Afton, Valvoline Report Mixed Results


Afton Chemical had decreased profits last year, despite enjoying a strong fourth quarter, and Valvoline reported a decrease in operating income but an increase in sales for its first quarter.

Afton Chemical

Richmond, Virginia-based Afton, the petroleum additives segment of NewMarket Corp., posted an operating profit of $77.9 million for its fourth quarter ending Dec. 31, up three percent from the same period of 2016. The increase was mainly due to increased shipments, changes in selling prices and product mix, partially offset by higher raw material and conversion costs, NewMarket CEO Thomas E. Gottwald said in the earnings report. For the full year, operating profit fell to $359.8 million, a 6.5 percent decrease from 2016.

Petroleum additives segment revenue jumped 11.5 percent to $556.9 million during the fourth quarter. Full year revenue for the segment grew 7.5 percent to $2.2 billion. Shipments of petroleum additives also enjoyed a healthy increase, jumping 8 percent in the fourth quarter and 8.2 percent during the full year.

All regions contributed to the [fourth quarter] increase in lubricant additives shipments, and Europe was the primary driver of the increase in fuel additives shipments, Gottwald noted.

NewMarket reported fourth quarter net income of $4.1 million, or $0.35 per diluted share, down from $45.7 million from their fourth quarter in 2016. For the full year, the company recorded net income of $109.5 million, or $16.08 per diluted share, down from $243.4 million in 2015.

“As we look forward to 2018 and beyond, we expect continued strength in our petroleum additives sales and shipments,” said Gottwald. “Our views toward the fundamentals of our industry remain unchanged, with the petroleum additives market growing at 1 percent to 2 percent for the foreseeable future, and we expect to exceed that growth rate.”


Valvoline’s operating income fell roughly 6 percent to $83 million for its three operating segments – North America, quick lubes and international – during its first fiscal quarter ending Dec. 31.
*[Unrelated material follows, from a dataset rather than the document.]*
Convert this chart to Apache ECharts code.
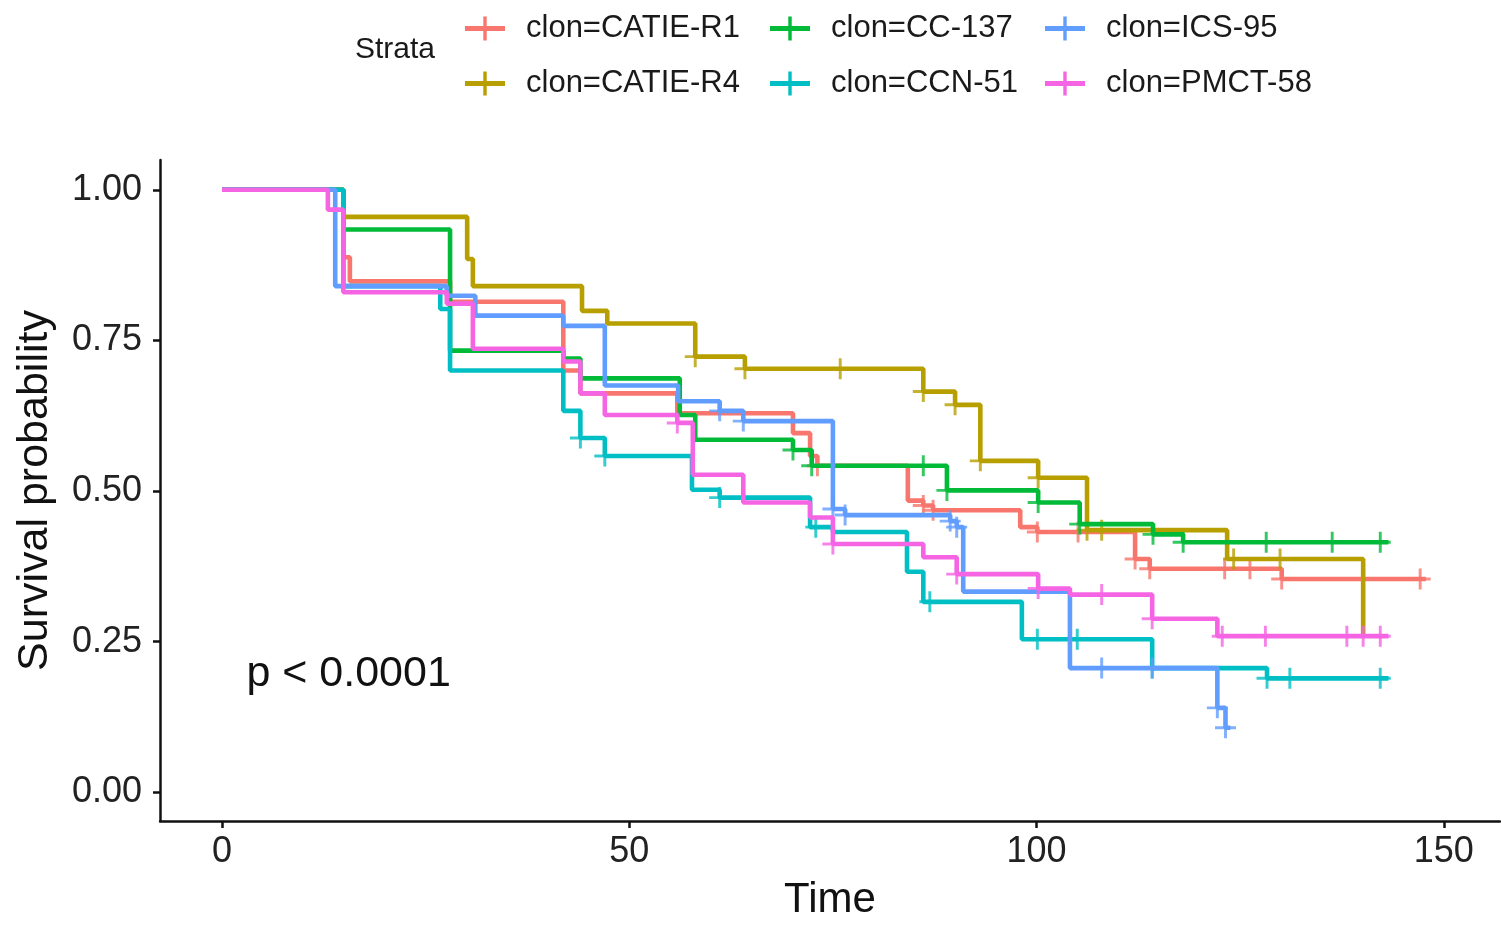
<!DOCTYPE html>
<html>
<head>
<meta charset="utf-8">
<script src="https://cdn.jsdelivr.net/npm/echarts@6.0.0/dist/echarts.min.js"></script>
<style>
  html, body { margin: 0; padding: 0; background: #fff; }
  #chart { width: 1501px; height: 926px; }
</style>
</head>
<body>
<div id="chart"></div>
<script>
// Kaplan-Meier curves: event times, survival after each, censor times
const names = ['clon=CATIE-R1', 'clon=CATIE-R4', 'clon=CC-137', 'clon=CCN-51', 'clon=ICS-95', 'clon=PMCT-58'];
const colors = ['#F8766D', '#B79F00', '#00BA38', '#00BFC4', '#619CFF', '#F564E3'];

const r1Time = [0, 14.9, 15.7, 28, 41.9, 44, 55.9, 70.1, 72.2, 73.1, 84.2, 86.1, 87.3, 98, 100.1, 112.1, 113.9, 130.1, 147.8];
const r1Surv = [1, 0.888, 0.848, 0.814, 0.70, 0.662, 0.629, 0.596, 0.558, 0.542, 0.484, 0.476, 0.468, 0.44, 0.432, 0.387, 0.371, 0.354, 0.354];
const r1Cens = [73.1, 86.1, 87.3, 100.1, 105.1, 112.1, 113.9, 123.1, 126.2, 130.1, 147.1];

const r4Time = [0, 14.9, 30.1, 30.8, 44.2, 47.3, 58.1, 64.2, 86.1, 90, 93.1, 100.2, 106.2, 123.4, 140.1];
const r4Surv = [1, 0.955, 0.885, 0.84, 0.799, 0.778, 0.723, 0.703, 0.665, 0.643, 0.55, 0.522, 0.435, 0.387, 0.259];
const r4Cens = [58.1, 64.2, 75.9, 86.1, 90, 93.1, 100.2, 106.2, 108, 124.2, 129.9];

const cc137Time = [0, 14.9, 28, 41.9, 44, 56.2, 58.1, 70.1, 72.4, 89, 100.2, 105.3, 114.3, 118, 143.2];
const cc137Surv = [1, 0.934, 0.733, 0.72, 0.687, 0.626, 0.585, 0.568, 0.542, 0.501, 0.481, 0.445, 0.428, 0.415, 0.415];
const cc137Cens = [70.1, 72.4, 86.1, 89, 100.2, 105.3, 114.3, 118, 128.2, 136.3, 142.2];

const ccn51Time = [0, 14.9, 26.8, 28, 41.9, 44, 47, 57.7, 61.1, 72.2, 75, 84.1, 86.1, 98.2, 114.2, 128.3, 143.2];
const ccn51Surv = [1, 0.84, 0.802, 0.70, 0.633, 0.588, 0.558, 0.502, 0.489, 0.44, 0.432, 0.366, 0.316, 0.254, 0.206, 0.189, 0.189];
const ccn51Cens = [44, 47, 61.1, 72.9, 86.9, 100.1, 105, 114.2, 128.3, 131.1, 142.2];

const ics95Time = [0, 13.9, 27.6, 31.1, 41.9, 47, 56, 61.1, 64, 75, 76.5, 89.4, 90.2, 91, 104.1, 122.2, 123.2, 123.8];
const ics95Surv = [1, 0.84, 0.824, 0.791, 0.774, 0.675, 0.649, 0.633, 0.616, 0.47, 0.46, 0.45, 0.44, 0.333, 0.206, 0.14, 0.107, 0.107];
const ics95Cens = [61.1, 64, 75, 76.5, 89.4, 90.2, 108, 114.2, 122.2, 123.2];

const pmctTime = [0, 13, 14.9, 27.6, 30.8, 41.9, 44, 47, 55.9, 57.8, 64, 72.2, 75, 86.1, 90.2, 100.2, 104.1, 114.2, 122.2, 143.2];
const pmctSurv = [1, 0.967, 0.83, 0.811, 0.736, 0.715, 0.662, 0.626, 0.613, 0.527, 0.481, 0.456, 0.412, 0.39, 0.362, 0.338, 0.328, 0.288, 0.259, 0.259];
const pmctCens = [55.9, 75, 90.2, 100.2, 108, 114.2, 122.8, 128.1, 138.1, 140.1, 142.2];

const xTicks = [0, 50, 100, 150];
const yTicks = [0, 0.25, 0.5, 0.75, 1];

const curves = [
  [r1Time, r1Surv, r1Cens],
  [r4Time, r4Surv, r4Cens],
  [cc137Time, cc137Surv, cc137Cens],
  [ccn51Time, ccn51Surv, ccn51Cens],
  [ics95Time, ics95Surv, ics95Cens],
  [pmctTime, pmctSurv, pmctCens]
];

// survival value at time t (value after the last event at or before t)
function survAt(times, surv, t) {
  let v = surv[0];
  for (let i = 0; i < times.length; i++) {
    if (times[i] <= t + 1e-9) v = surv[i];
  }
  return v;
}

const font = '"Liberation Sans", Arial, sans-serif';
const crossIcon = 'path://M0,9.5h40v5h-40z M18.3,0h3.4v24h-3.4z';
const censorMark = 'path://M0,8.6h20v2.8h-20z M8.6,0h2.8v20h-2.8z';

const series = [];
curves.forEach((c, i) => {
  series.push({
    name: names[i],
    type: 'line',
    step: 'end',
    showSymbol: false,
    data: c[0].map((t, j) => [t, c[1][j]]),
    lineStyle: { color: colors[i], width: 4.6 },
    itemStyle: { color: colors[i] },
    z: 2 + i
  });
});
curves.forEach((c, i) => {
  series.push({
    name: names[i],
    type: 'scatter',
    symbol: censorMark,
    symbolSize: 21,
    data: c[2].map(t => [t, survAt(c[0], c[1], t)]),
    itemStyle: { color: colors[i] },
    z: 2 + i
  });
});

const legendBase = {
  orient: 'vertical',
  top: 8,
  icon: crossIcon,
  itemWidth: 40,
  itemHeight: 24,
  itemGap: 24,
  itemStyle: { borderWidth: 0 },
  selectedMode: false,
  formatter: name => '{t|' + name + '}',
  textStyle: {
    rich: { t: { fontFamily: font, fontSize: 31, color: '#1a1a1a', lineHeight: 30, padding: [0, 0, 0, 16] } }
  }
};

const chart = echarts.init(document.getElementById('chart'));

const strataLabel = {
  type: 'text',
  left: 355,
  top: 35,
  style: { text: 'Strata', font: '30px ' + font, fill: '#1a1a1a' }
};

const option = {
  animation: false,
  backgroundColor: '#ffffff',
  grid: { left: 160, right: 1, top: 160, bottom: 96 },
  legend: [
    Object.assign({}, legendBase, { left: 460, data: [names[0], names[1]] }),
    Object.assign({}, legendBase, { left: 765, data: [names[2], names[3]] }),
    Object.assign({}, legendBase, { left: 1040, data: [names[4], names[5]] })
  ],
  xAxis: {
    type: 'value',
    min: -7.61,
    max: 156.9,
    name: 'Time',
    nameLocation: 'middle',
    nameGap: 58,
    nameTextStyle: { fontFamily: font, fontSize: 42, color: '#111' },
    splitLine: { show: false },
    axisLine: { onZero: false, lineStyle: { color: '#111', width: 2.5 } },
    axisTick: { customValues: xTicks, length: 7, lineStyle: { color: '#111', width: 2.5 } },
    axisLabel: { customValues: xTicks, margin: 13, fontFamily: font, fontSize: 36, color: '#222' }
  },
  yAxis: {
    type: 'value',
    min: -0.0478,
    max: 1.0494,
    name: 'Survival probability',
    nameLocation: 'middle',
    nameGap: 103,
    nameTextStyle: { fontFamily: font, fontSize: 43, color: '#111' },
    splitLine: { show: false },
    axisLine: { show: true, onZero: false, lineStyle: { color: '#111', width: 2.5 } },
    axisTick: { show: true, customValues: yTicks, length: 7, lineStyle: { color: '#111', width: 2.5 } },
    axisLabel: {
      customValues: yTicks,
      margin: 18,
      fontFamily: font,
      fontSize: 36,
      color: '#222',
      formatter: v => v.toFixed(2)
    }
  },
  graphic: [strataLabel],
  series: series
};

chart.setOption(option);

// p-value annotation placed in data space
const pPos = chart.convertToPixel({ gridIndex: 0 }, [3, 0.196]);
chart.setOption({
  graphic: [
    strataLabel,
    {
      type: 'text',
      x: pPos[0],
      y: pPos[1],
      style: { text: 'p < 0.0001', font: '43px ' + font, fill: '#111', verticalAlign: 'middle' }
    }
  ]
});
</script>
</body>
</html>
The Lexington, Kentucky-headquartered company reported total sales of $545 million, up from $489 million during the same quarter last year. The core North America segment accounted for approximately 46 percent, quick lubes for 28 percent and international sales for 23 percent. Strong same store sales in Valvoline Instant Oil Change locations, growth in premium products and volume growth in the international segment were credited as the driving forces behind the increase in sales.

North America lubricant sales increased 5 percent to $251 million during the first quarter. Lubricant volume for the segment dipped 1 percent to 23.8 million gallons. Core North America branded volumes grew slightly in the quarter. These gains were offset by a decline in non-branded volume, primarily driven by the timing of promotions, said the company in its earnings report.

Quick lubes sales soared to $154 million, a 17.5 percent increase over last year’s $127 million in last years first quarter. Valvoline added 12 new instant oil change locations this quarter.

The company’s international segment jumped to $140 million from $125 million during the same quarter last year. International lubricant volume also grew, increasing 4 percent to 43.8 million gallons.

“First-quarter results were consistent with our expectations, despite modestly higher-than anticipated costs from hurricane impacts and our new packaging launch,” said Sam Mitchell, Valvoline’s CEO. “Premium mix improved across all segments, international volume growth continued, and same-store sales were strong, even compared to the outstanding quarter VIOC had last year – all demonstrating the health of the business and that we are on track to meet our goals for the year.”